Rows from a dataset of charts and code:
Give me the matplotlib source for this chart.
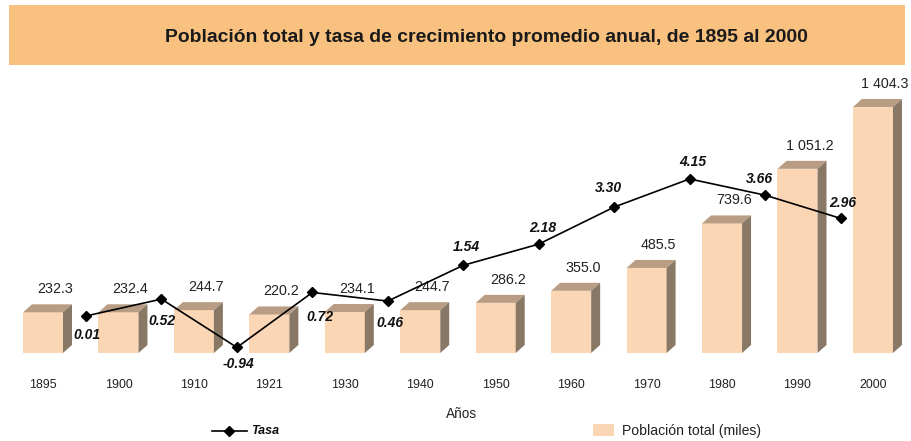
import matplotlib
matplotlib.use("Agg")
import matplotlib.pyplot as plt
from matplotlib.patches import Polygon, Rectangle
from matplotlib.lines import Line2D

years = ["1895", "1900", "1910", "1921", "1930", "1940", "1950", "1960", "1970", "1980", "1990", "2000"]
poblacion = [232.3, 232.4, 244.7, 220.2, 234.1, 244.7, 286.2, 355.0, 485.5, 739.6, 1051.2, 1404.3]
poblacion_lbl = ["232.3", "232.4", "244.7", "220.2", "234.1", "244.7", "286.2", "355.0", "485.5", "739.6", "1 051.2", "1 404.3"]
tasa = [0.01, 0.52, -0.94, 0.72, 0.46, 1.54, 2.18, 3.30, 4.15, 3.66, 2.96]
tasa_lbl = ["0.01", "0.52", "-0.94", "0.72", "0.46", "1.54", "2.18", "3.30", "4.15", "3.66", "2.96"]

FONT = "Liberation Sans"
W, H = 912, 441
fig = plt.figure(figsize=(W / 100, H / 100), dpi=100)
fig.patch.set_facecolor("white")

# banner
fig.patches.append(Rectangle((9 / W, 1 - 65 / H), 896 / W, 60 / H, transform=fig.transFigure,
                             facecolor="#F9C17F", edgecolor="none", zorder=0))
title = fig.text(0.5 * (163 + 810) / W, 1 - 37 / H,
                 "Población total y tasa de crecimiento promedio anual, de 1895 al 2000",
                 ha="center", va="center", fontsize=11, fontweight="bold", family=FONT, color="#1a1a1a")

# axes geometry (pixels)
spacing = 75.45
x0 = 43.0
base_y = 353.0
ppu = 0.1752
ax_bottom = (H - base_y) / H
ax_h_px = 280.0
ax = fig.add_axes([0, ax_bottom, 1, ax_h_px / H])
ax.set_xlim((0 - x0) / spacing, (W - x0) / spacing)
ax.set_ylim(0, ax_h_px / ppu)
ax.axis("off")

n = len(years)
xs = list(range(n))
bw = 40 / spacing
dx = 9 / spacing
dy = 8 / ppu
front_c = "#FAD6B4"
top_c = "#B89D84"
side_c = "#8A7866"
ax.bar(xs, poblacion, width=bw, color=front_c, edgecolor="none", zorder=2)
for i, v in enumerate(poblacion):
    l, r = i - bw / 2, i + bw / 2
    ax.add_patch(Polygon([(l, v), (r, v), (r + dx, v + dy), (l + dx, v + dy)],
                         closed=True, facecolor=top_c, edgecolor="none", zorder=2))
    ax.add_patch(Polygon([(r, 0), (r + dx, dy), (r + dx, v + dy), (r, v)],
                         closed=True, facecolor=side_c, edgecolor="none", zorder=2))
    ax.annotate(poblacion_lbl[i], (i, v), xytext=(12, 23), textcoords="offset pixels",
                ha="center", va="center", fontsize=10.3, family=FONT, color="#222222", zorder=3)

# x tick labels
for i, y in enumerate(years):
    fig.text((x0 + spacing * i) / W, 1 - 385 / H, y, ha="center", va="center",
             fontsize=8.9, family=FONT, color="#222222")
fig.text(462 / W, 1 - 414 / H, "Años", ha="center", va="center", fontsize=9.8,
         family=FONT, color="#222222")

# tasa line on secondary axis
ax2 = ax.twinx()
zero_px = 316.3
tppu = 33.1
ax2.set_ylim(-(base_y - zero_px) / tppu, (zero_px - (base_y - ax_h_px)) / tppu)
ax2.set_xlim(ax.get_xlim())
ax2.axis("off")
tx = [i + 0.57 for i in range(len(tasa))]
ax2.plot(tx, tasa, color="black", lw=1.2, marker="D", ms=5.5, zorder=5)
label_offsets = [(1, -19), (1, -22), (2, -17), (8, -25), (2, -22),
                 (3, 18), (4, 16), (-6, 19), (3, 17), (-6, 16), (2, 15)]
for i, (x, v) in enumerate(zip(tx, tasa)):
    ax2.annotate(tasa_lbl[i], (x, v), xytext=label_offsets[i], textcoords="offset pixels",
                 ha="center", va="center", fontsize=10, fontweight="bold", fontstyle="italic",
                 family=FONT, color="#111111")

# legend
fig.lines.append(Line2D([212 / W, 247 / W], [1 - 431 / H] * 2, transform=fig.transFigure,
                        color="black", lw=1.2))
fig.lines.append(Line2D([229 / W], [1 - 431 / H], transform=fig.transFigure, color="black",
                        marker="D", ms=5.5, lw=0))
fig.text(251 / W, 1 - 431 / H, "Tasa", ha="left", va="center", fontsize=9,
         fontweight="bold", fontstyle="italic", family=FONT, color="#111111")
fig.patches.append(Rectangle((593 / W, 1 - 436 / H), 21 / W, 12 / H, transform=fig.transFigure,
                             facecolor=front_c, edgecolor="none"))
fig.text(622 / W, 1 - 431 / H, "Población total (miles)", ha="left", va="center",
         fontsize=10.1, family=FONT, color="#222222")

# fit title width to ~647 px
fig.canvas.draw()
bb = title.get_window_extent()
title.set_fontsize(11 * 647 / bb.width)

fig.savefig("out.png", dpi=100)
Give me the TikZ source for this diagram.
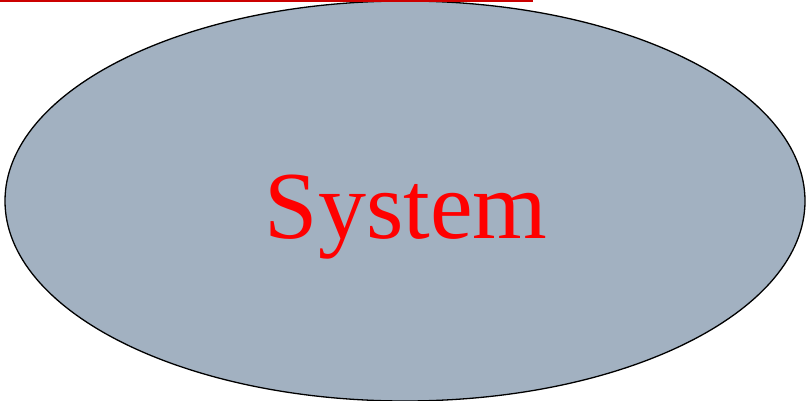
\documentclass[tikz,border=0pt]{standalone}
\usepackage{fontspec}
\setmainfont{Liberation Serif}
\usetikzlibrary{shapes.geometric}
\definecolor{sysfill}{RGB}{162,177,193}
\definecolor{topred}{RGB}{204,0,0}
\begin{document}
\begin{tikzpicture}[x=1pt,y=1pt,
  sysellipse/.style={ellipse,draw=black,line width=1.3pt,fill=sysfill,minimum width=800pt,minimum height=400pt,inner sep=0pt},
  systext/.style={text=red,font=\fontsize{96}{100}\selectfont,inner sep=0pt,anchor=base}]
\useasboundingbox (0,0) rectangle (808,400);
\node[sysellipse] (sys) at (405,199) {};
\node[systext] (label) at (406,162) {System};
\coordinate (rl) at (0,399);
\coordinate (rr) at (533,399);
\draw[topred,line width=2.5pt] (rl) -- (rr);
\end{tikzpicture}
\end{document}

▸ **Task goal**:
Lines containing the word "this" must all be returned from the material above.

▸ **Written answer**:
Give me the matplotlib source for this chart.
Give me the TikZ source for this diagram.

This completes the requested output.